My soul looks back and wonders, how I got over?

I am a poor wayfaring stranger, traveling through this world of woe, but there’s no sickness, toil nor danger, in that bright world to which I go.

Trouble don’t last always.

Hold on just a little while longer, everything’s gonna be alright.

We are climbing Jacob’s ladder, soldiers of the cross, but every round goes higher, higher, Soldiers of the cross.”

Soon I will be done with the troubles of the world, going home to live with God.”

NOTE: You can hear the actual songs listed above by clicking on the song title which contains a link.

In the first years after the Civil War, most former slaves grew distant from the music of their captivity.
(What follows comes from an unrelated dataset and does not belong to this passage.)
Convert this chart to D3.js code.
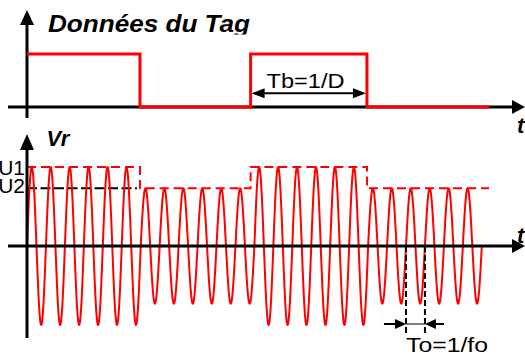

Many wondered if this musical treasure would be lost. Thank God, no. The performance of spirituals was revived when a group of students from Fisk University in Nashville, Tennessee, began to tour in an effort to raise money for the school. They performed wonderfully scored choral versions of the spirituals that we are most familiar with now. The Fisk Jubilee Singers carried spirituals to many parts of the United States and also made tours of Europe in the 1870s. Their success encouraged other Black colleges to learn and perform more and more spirituals. Large collections of spirituals were collected, scored and published to meet the public demand.

The spirituals are wonderfully creative and contain a wisdom that comes from suffering and a hope that comes from faith in God’s promises. The African American Spirituals are a national treasure and gift to the Church of immeasurable value.

2 Replies to “Celebrating African American History Month Through the Spirituals”

  1. Father
    What is the purpose of PUSHING one race over another !!??

    1. Why do you ask me this? Also, why do you use different names when you comment?